Where are measurable functions not locally integrable?

Let $f : \mathbb R^n \rightarrow \mathbb R$ be a measurable function.

We know that $f$ is not necessarily locally integrable - but how hard can a measurable $f$ fail to be so? For example, is it true that $f$ is locally integrable outside of a negligible set $N \subset \mathbb R^n$?

Edit: In consideration of the comment by zhs, let me correct the phrasing of the question. I was originally wondering whether the 'singular' behaviour of a measurable function can be localized to a 'small' set.

A motivational example is $f(x) = 1/x$ over the real line.

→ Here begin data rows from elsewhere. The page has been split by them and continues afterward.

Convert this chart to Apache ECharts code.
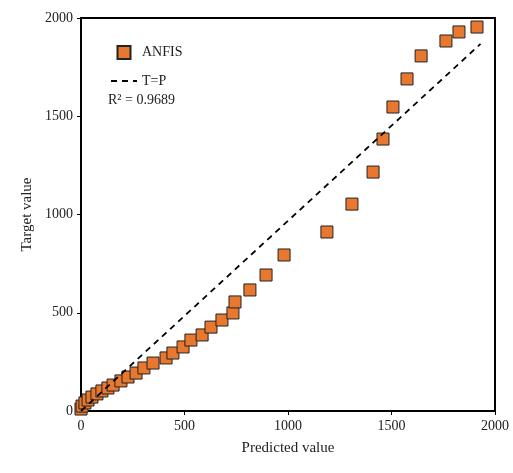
<!DOCTYPE html>
<html><head><meta charset="utf-8">
<script src="https://cdn.jsdelivr.net/npm/echarts@6/dist/echarts.min.js"></script>
<style>html,body{margin:0;padding:0;background:#fff}#c{width:513px;height:473px}</style>
</head><body><div id="c"></div>
<script>
// ANFIS predicted vs target
const predicted = [0, 5, 19, 34, 53, 77, 101, 130, 155, 193, 227, 266, 304, 348, 411, 444, 493, 531, 585, 628, 681, 734, 744,
  981, 1188, 1309, 1411, 1459, 1507, 1575, 1643, 1763, 1826, 1913, 816, 894];
const target = [10, 25, 41, 56, 71, 87, 102, 117, 132, 153, 173, 193, 219, 244, 270, 295, 326, 361, 387, 427, 463, 499, 555,
  794, 911, 1053, 1216, 1384, 1547, 1690, 1807, 1883, 1929, 1954, 616, 692];
const fitLine = [[0, 0], [1930, 1868]];

const font = 'Liberation Serif';
const chart = echarts.init(document.getElementById('c'));
const axisCommon = {
  min: 0, max: 2000, interval: 500,
  axisLine: { show: true, onZero: false, lineStyle: { color: '#000', width: 2 } },
  axisTick: { show: true, length: 4, lineStyle: { color: '#000' } },
  splitLine: { show: false },
  axisLabel: { color: '#222', fontFamily: font, fontSize: 14, formatter: v => String(v) },
  nameTextStyle: { color: '#222', fontFamily: font, fontSize: 15 }
};
const mirror = { min: 0, max: 2000, axisLine: { show: true, onZero: false, lineStyle: { color: '#000', width: 2 } },
  axisTick: { show: false }, axisLabel: { show: false }, splitLine: { show: false } };

chart.setOption({
  animation: false,
  grid: { left: 81, right: 18, top: 18, bottom: 62 },
  xAxis: [Object.assign({ type: 'value', name: 'Predicted value', nameLocation: 'middle', nameGap: 30 }, axisCommon),
          Object.assign({ type: 'value', position: 'top' }, mirror)],
  yAxis: [Object.assign({ type: 'value', name: 'Target value', nameLocation: 'middle', nameGap: 46 }, axisCommon),
          Object.assign({ type: 'value', position: 'right' }, mirror)],
  legend: {
    left: 105, top: 40, orient: 'vertical', itemGap: 14, itemWidth: 26, itemHeight: 13,
    textStyle: { fontFamily: font, fontSize: 14, color: '#222' },
    data: [{ name: 'ANFIS', icon: 'path://M0,0h10v10h-10z' }, { name: 'T=P', itemStyle: { opacity: 0 } }]
  },
  graphic: [{ type: 'text', left: 108, top: 93,
    style: { text: 'R² = 0.9689', font: '14px "Liberation Serif"', fill: '#222' } }],
  series: [
    { name: 'T=P', type: 'line', data: fitLine, symbol: 'none',
      lineStyle: { color: '#000', type: [6, 5], width: 1.8 }, itemStyle: { color: '#000' } },
    { name: 'ANFIS', type: 'scatter', symbol: 'rect', symbolSize: 12,
      data: predicted.map((p, i) => [p, target[i]]),
      itemStyle: { color: '#E8782F', opacity: 1, borderColor: '#222', borderWidth: 1 } }
  ]
});
</script></body></html>
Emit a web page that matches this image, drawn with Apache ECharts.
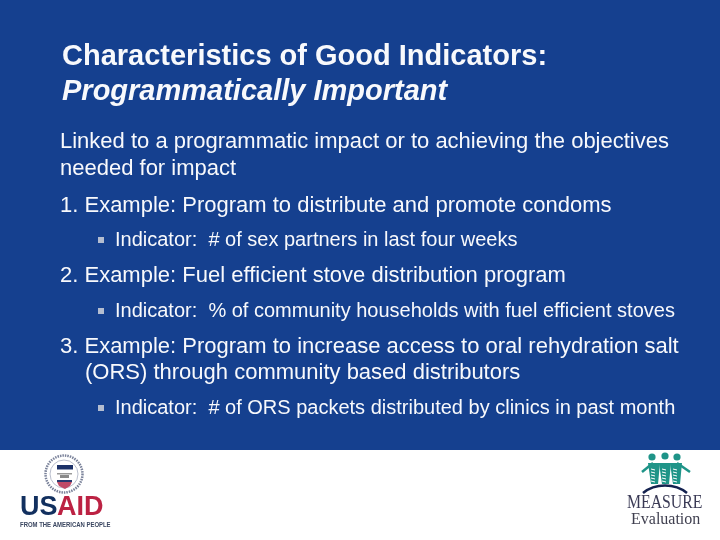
<!DOCTYPE html>
<html>
<head>
<meta charset="utf-8">
<style>html,body{margin:0;padding:0;background:#fff}#main{width:720px;height:540px}</style>
<script src="https://cdn.jsdelivr.net/npm/echarts@6/dist/echarts.min.js"></script>
</head>
<body>
<div id="main"></div>
<script>
var titleLines = ['Characteristics of Good Indicators:', 'Programmatically Important'];
var bodyLines = [
    'Linked to a programmatic impact or to achieving the objectives',
    'needed for impact',
    '1. Example: Program to distribute and promote condoms',
    '2. Example: Fuel efficient stove distribution program',
    '3. Example: Program to increase access to oral rehydration salt',
    '(ORS) through community based distributors'
];
var indicatorLines = [
    'Indicator:  # of sex partners in last four weeks',
    'Indicator:  % of community households with fuel efficient stoves',
    'Indicator:  # of ORS packets distributed by clinics in past month'
];

var chart = echarts.init(document.getElementById('main'), null, {renderer: 'canvas'});
var sans = '"Liberation Sans", Arial, sans-serif';
var serif = '"Liberation Serif", "Times New Roman", serif';
var blue = '#15408F';
var white = '#F8F9FC';

function label(x, y, str, size, opts) {
    opts = opts || {};
    return {
        type: 'text', x: x, y: y,
        scaleX: opts.scaleX || 1,
        style: {
            text: str,
            fill: opts.fill || white,
            font: (opts.style || '') + ' ' + size + 'px ' + (opts.family || sans),
            textAlign: 'left',
            textVerticalAlign: 'middle'
        }
    };
}

var els = [];
els.push({type: 'rect', shape: {x: 0, y: 0, width: 720, height: 450}, style: {fill: blue}});

// title
els.push(label(62, 57, titleLines[0], 29, {style: 'bold'}));
els.push(label(62, 92, titleLines[1], 29, {style: 'italic bold'}));

// body
els.push(label(60, 142, bodyLines[0], 22));
els.push(label(60, 169, bodyLines[1], 22));
els.push(label(60, 206, bodyLines[2], 22));
els.push(label(60, 276, bodyLines[3], 22));
els.push(label(60, 347, bodyLines[4], 22));
els.push(label(85, 373, bodyLines[5], 22));

// indicators with square bullets
[[240, 0], [311, 1], [408, 2]].forEach(function (row) {
    els.push({type: 'rect', shape: {x: 98, y: row[0] - 3, width: 6, height: 6}, style: {fill: '#B4BDD0'}});
    els.push(label(115, row[0], indicatorLines[row[1]], 20));
});

// USAID logo
els.push({type: 'circle', shape: {cx: 64, cy: 474, r: 18.5}, style: {fill: '#fff', stroke: '#7A829A', lineWidth: 2.5, lineDash: [1.5, 1]}});
els.push({type: 'circle', shape: {cx: 64, cy: 474, r: 14}, style: {fill: '#fff', stroke: '#A8AEC0', lineWidth: 0.8}});
els.push({type: 'rect', shape: {x: 57, y: 465, width: 16, height: 4.5}, style: {fill: '#1C3168'}});
els.push({type: 'rect', shape: {x: 57, y: 473, width: 15, height: 1.5}, style: {fill: '#9A9A9A'}});
els.push({type: 'rect', shape: {x: 60, y: 475, width: 9, height: 3}, style: {fill: '#8A8A8A'}});
els.push({type: 'rect', shape: {x: 57, y: 480, width: 15, height: 2}, style: {fill: '#28386E'}});
els.push({type: 'polygon', shape: {points: [[57, 482], [72, 482], [70, 486], [65, 489], [59, 486]]}, style: {fill: '#C04A66'}});
els.push(label(20, 508, 'US', 27, {style: 'bold', fill: '#12305F'}));
els.push(label(57, 508, 'AID', 27, {style: 'bold', fill: '#BC2243'}));
els.push(label(20, 525, 'FROM THE AMERICAN PEOPLE', 7, {style: 'bold', fill: '#3A4660', scaleX: 0.85}));

// MEASURE Evaluation logo
var teal = '#1F9488';
[[652, 457], [665, 456], [677, 457]].forEach(function (h) {
    els.push({type: 'circle', shape: {cx: h[0], cy: h[1], r: 3.6}, style: {fill: teal}});
});
[[653, 463, 642, 472], [677, 463, 690, 472]].forEach(function (a) {
    els.push({type: 'line', shape: {x1: a[0], y1: a[1], x2: a[2], y2: a[3]}, style: {stroke: teal, lineWidth: 2.5}});
});
[[648, 660], [659, 671], [670, 682]].forEach(function (b) {
    els.push({type: 'polygon', shape: {points: [[b[0], 463], [b[1], 463], [b[1] - 2, 484], [b[0] + 3, 484]]}, style: {fill: teal}});
    for (var y = 469; y < 484; y += 3) {
        els.push({type: 'line', shape: {x1: b[0] + 3, y1: y, x2: b[0] + 7, y2: y + 1}, style: {stroke: '#fff', lineWidth: 1}});
    }
});
els.push({type: 'bezierCurve', shape: {x1: 643, y1: 493, cpx1: 655, cpy1: 483, cpx2: 675, cpy2: 483, x2: 687, y2: 493}, style: {stroke: '#14224F', lineWidth: 2.5, fill: 'none'}});
els.push(label(627, 503, 'MEASURE', 19, {family: serif, fill: '#3A3A55', scaleX: 0.83}));
els.push(label(631, 520, 'Evaluation', 16, {family: serif, fill: '#3F3F4F'}));

chart.setOption({
    animation: false,
    backgroundColor: '#fff',
    graphic: {elements: els}
});
</script>
</body>
</html>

It is locally integrable in the complement of the origin. Hence, a conceivable phenomenon, which I had in mind originally when asking the question, could be that a measurable $f$ is integrable over open sets that are compactly contained in the complement of some negligible sets.


On $\mathbb R$ define $f(x) = 1/\sqrt x, 0<x<1,$ $f(x) = 0$ elsewhere. Let $q_1,q_2, \dots $ be the rationals. Define

$$F(x) = \sum_{k=1}^{\infty}\frac{f(x-q_k)}{2^k}.$$

Then $F:\mathbb R \to [0,\infty]$ is measurable, and the monotone convergence theorem implies $\int_{\mathbb R}F < \infty.$ Therefore $F(x) < \infty$ a.e. On the set where $F=\infty$ redefine $F$ to be $0.$ The function $F^2$ is then measurable from $\mathbb R$ to $[0,\infty)$ and satisfies $\int_I F^2 = \infty$ for every interval $I$ of positive length.